As we reported recently, an 11-year-old girl stumbled upon a 475-million-year-old fossil of an empty cast exoskeleton of a trilobite while walking along the shore of Douglas Lake in East Tennessee. And her remarkable find has earned worldwide headlines as well as shown that people on the Internet still have a sense of childlike wonder and fascination with such discoveries.
Ryleigh Taylor just thought it was a cool looking rock when she saw it, but experts who later examined it have identified it as a trilobite, an extinct marine arthropod, that probably lived in this area when it was under water. It is very, very rare for such an ancient fossil of a trilobite exoskeleton to be in plain sight like this, making it all the more remarkable that little Ryleigh was able to find it.

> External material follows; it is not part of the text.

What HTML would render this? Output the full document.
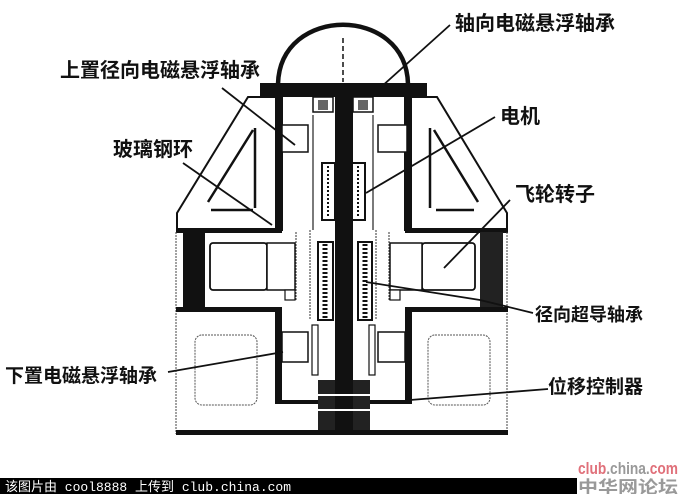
<!DOCTYPE html>
<html><head><meta charset="utf-8"><style>
html,body{margin:0;padding:0;background:#fff;}
svg{display:block}
.l{font-family:"Liberation Sans","Noto Sans CJK SC",sans-serif;font-weight:bold;fill:#111}
</style></head><body>
<svg width="679" height="494" viewBox="0 0 679 494" xmlns="http://www.w3.org/2000/svg">
<rect width="679" height="494" fill="#fff"/>
<!-- dome -->
<path d="M278 84 C280 5 406 5 408 84" fill="none" stroke="#111" stroke-width="4.5"/>
<line x1="343" y1="38" x2="343" y2="82" stroke="#111" stroke-width="1.5" stroke-dasharray="5,3"/>
<rect x="260" y="83" width="167" height="14" fill="#111"/>
<!-- upper trapezoids -->
<path d="M248 97 L177 213 L177 230 L282 230 L282 97 Z" fill="none" stroke="#111" stroke-width="2"/>
<path d="M437 97 L507 213 L507 230 L405 230 L405 97 Z" fill="none" stroke="#111" stroke-width="2"/>
<rect x="275" y="97" width="7" height="135" fill="#111"/>
<rect x="405" y="97" width="7" height="135" fill="#111"/>
<rect x="176" y="228" width="106" height="5" fill="#111"/>
<rect x="405" y="228" width="103" height="5" fill="#111"/>
<!-- triangles -->
<path d="M255 128 L255 208 M253 130 L208 202 M211 210 L253 210" stroke="#111" stroke-width="2.5" fill="none"/>
<path d="M430 128 L430 208 M434 130 L478 202 M436 210 L474 210" stroke="#111" stroke-width="2.5" fill="none"/>
<!-- middle region -->
<line x1="176" y1="232" x2="176" y2="434" stroke="#444" stroke-width="1" stroke-dasharray="2,1"/>
<line x1="507" y1="232" x2="507" y2="434" stroke="#444" stroke-width="1" stroke-dasharray="2,1"/>
<rect x="183" y="232" width="22" height="78" fill="#111"/>
<rect x="480" y="232" width="23" height="78" fill="#222"/>
<rect x="210" y="243" width="57" height="47" rx="3" fill="#fff" stroke="#111" stroke-width="1.8"/>
<rect x="267" y="243" width="28" height="47" fill="#fff" stroke="#111" stroke-width="1.5"/>
<rect x="285" y="290" width="10" height="10" fill="#fff" stroke="#111" stroke-width="1.2"/>
<rect x="422" y="243" width="53" height="47" rx="3" fill="#fff" stroke="#111" stroke-width="1.8"/>
<rect x="390" y="243" width="32" height="47" fill="#fff" stroke="#111" stroke-width="1.5"/>
<rect x="390" y="290" width="10" height="10" fill="#fff" stroke="#111" stroke-width="1.2"/>
<line x1="296" y1="232" x2="296" y2="300" stroke="#333" stroke-width="1" stroke-dasharray="2,1"/>
<line x1="389" y1="232" x2="389" y2="300" stroke="#333" stroke-width="1" stroke-dasharray="2,1"/>
<rect x="176" y="307" width="106" height="5" fill="#111"/>
<rect x="405" y="307" width="103" height="5" fill="#111"/>
<!-- lower region -->
<rect x="275" y="307" width="7" height="97" fill="#111"/>
<rect x="405" y="307" width="7" height="97" fill="#111"/>
<rect x="282" y="400" width="123" height="4" fill="#111"/>
<rect x="195" y="335" width="62" height="70" rx="7" fill="none" stroke="#555" stroke-width="1" stroke-dasharray="2,1"/>
<rect x="428" y="335" width="62" height="70" rx="7" fill="none" stroke="#555" stroke-width="1" stroke-dasharray="2,1"/>
<rect x="176" y="430" width="332" height="5" fill="#111"/>
<rect x="282" y="332" width="26" height="30" fill="#fff" stroke="#111" stroke-width="1.5"/>
<rect x="378" y="332" width="27" height="30" fill="#fff" stroke="#111" stroke-width="1.5"/>
<rect x="312" y="325" width="6" height="50" fill="none" stroke="#111" stroke-width="1.2"/>
<rect x="369" y="325" width="6" height="50" fill="none" stroke="#111" stroke-width="1.2"/>
<!-- upper bearings -->
<rect x="282" y="125" width="26" height="27" fill="#fff" stroke="#111" stroke-width="1.5"/>
<rect x="378" y="125" width="29" height="27" fill="#fff" stroke="#111" stroke-width="1.5"/>
<rect x="313" y="97" width="20" height="15" fill="#fff" stroke="#111" stroke-width="1.5"/>
<rect x="353" y="97" width="20" height="15" fill="#fff" stroke="#111" stroke-width="1.5"/>
<rect x="318" y="100" width="10" height="10" fill="#666"/>
<rect x="358" y="100" width="10" height="10" fill="#666"/>
<!-- shaft -->
<line x1="313" y1="115" x2="313" y2="230" stroke="#222" stroke-width="1.2"/>
<line x1="373" y1="115" x2="373" y2="230" stroke="#222" stroke-width="1.2"/>
<line x1="310" y1="230" x2="310" y2="320" stroke="#333" stroke-width="1" stroke-dasharray="2,1"/>
<line x1="376" y1="230" x2="376" y2="320" stroke="#333" stroke-width="1" stroke-dasharray="2,1"/>
<rect x="335" y="83" width="18" height="350" fill="#111"/>
<rect x="322" y="163" width="13" height="57" fill="#fff" stroke="#111" stroke-width="2"/>
<rect x="352" y="163" width="13" height="57" fill="#fff" stroke="#111" stroke-width="2"/>
<line x1="328" y1="166" x2="328" y2="218" stroke="#111" stroke-width="2" stroke-dasharray="2,2"/>
<line x1="358" y1="166" x2="358" y2="218" stroke="#111" stroke-width="2" stroke-dasharray="2,2"/>
<rect x="318" y="242" width="15" height="78" fill="#fff" stroke="#111" stroke-width="2"/>
<rect x="358" y="242" width="14" height="78" fill="#fff" stroke="#111" stroke-width="2"/>
<line x1="325" y1="244" x2="325" y2="318" stroke="#111" stroke-width="5" stroke-dasharray="2,2"/>
<line x1="365" y1="244" x2="365" y2="318" stroke="#111" stroke-width="5" stroke-dasharray="2,2"/>
<rect x="318" y="380" width="17" height="50" fill="#222"/>
<rect x="353" y="380" width="17" height="50" fill="#222"/>
<line x1="318" y1="395" x2="370" y2="395" stroke="#fff" stroke-width="2"/>
<line x1="318" y1="410" x2="370" y2="410" stroke="#fff" stroke-width="2"/>
<!-- leader lines -->
<g stroke="#111" stroke-width="1.8">
<line x1="222" y1="88" x2="295" y2="145"/>
<line x1="183" y1="163" x2="272" y2="225"/>
<line x1="450" y1="25" x2="380" y2="88"/>
<line x1="495" y1="117" x2="366" y2="193"/>
<line x1="510" y1="200" x2="444" y2="268"/>
<polyline points="366,282 480,300 533,313" fill="none"/>
<line x1="168" y1="372" x2="283" y2="352"/>
<line x1="548" y1="389" x2="410" y2="400"/>
</g>
<!-- labels -->
<text class="l" x="60" y="77" font-size="20">上置径向电磁悬浮轴承</text>
<text class="l" x="113" y="156" font-size="20">玻璃钢环</text>
<text class="l" x="455" y="30" font-size="20">轴向电磁悬浮轴承</text>
<text class="l" x="500" y="123" font-size="20">电机</text>
<text class="l" x="515" y="201" font-size="20">飞轮转子</text>
<text class="l" x="535" y="321" font-size="18">径向超导轴承</text>
<text class="l" x="5" y="382" font-size="19">下置电磁悬浮轴承</text>
<text class="l" x="548" y="393" font-size="19">位移控制器</text>
<!-- footer -->
<rect x="0" y="478" width="577" height="16" fill="#000"/>
<text x="5" y="491" font-family="Liberation Mono,'Noto Sans CJK SC',monospace" font-size="13" fill="#fff">该图片由 cool8888 上传到 club.china.com</text>
<text x="578" y="474" font-family="Liberation Sans,sans-serif" font-size="17" font-weight="bold" fill="#e0707a" textLength="100" lengthAdjust="spacingAndGlyphs">club<tspan fill="#999">.china.</tspan>com</text>
<text x="578" y="493" font-family="'Noto Sans CJK SC',sans-serif" font-size="17" font-weight="bold" fill="#999" textLength="100" lengthAdjust="spacingAndGlyphs">中华网论坛</text>
</svg>
</body></html>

Trilobite fossils are not particularly uncommon, but these intact exoskeleton specimens are. Since trilobites molt as they grow, their skeletons typically shatter into hundreds of pieces, so this intact specimen will be a prized possession for scientists. And people all around the world reacted to the find with the kind of amazement and wonder you can expect on the Internet these days.
“This is a non-news item. There are tens of thousands of similar trilobite fossils found in many locations around the US and the world,” wrote Estanislao Deloserrata in the comments of a Newsweek article on the find, apparently misunderstanding that the find of the exoskeleton, not a trilobite fossil itself, was what was rare. “Nothing ‘rare’ about it. In fact, you can find similar items for sale around the country.”
“IM confused about what makes this rare?” added Stacie Meier, also misunderstanding the discovery. “Trilobite are easy to find anywhere in the World. And there were so many different types. Trilobite’s are considered a starter fossil for people who wish to start in the field. They are not rare at all. In fact, they are so common, that people who search for fossils often ignore them.”
And then there’s Bill Beer, a KnoxNews reader who could barely contain his excitement: “Not news.”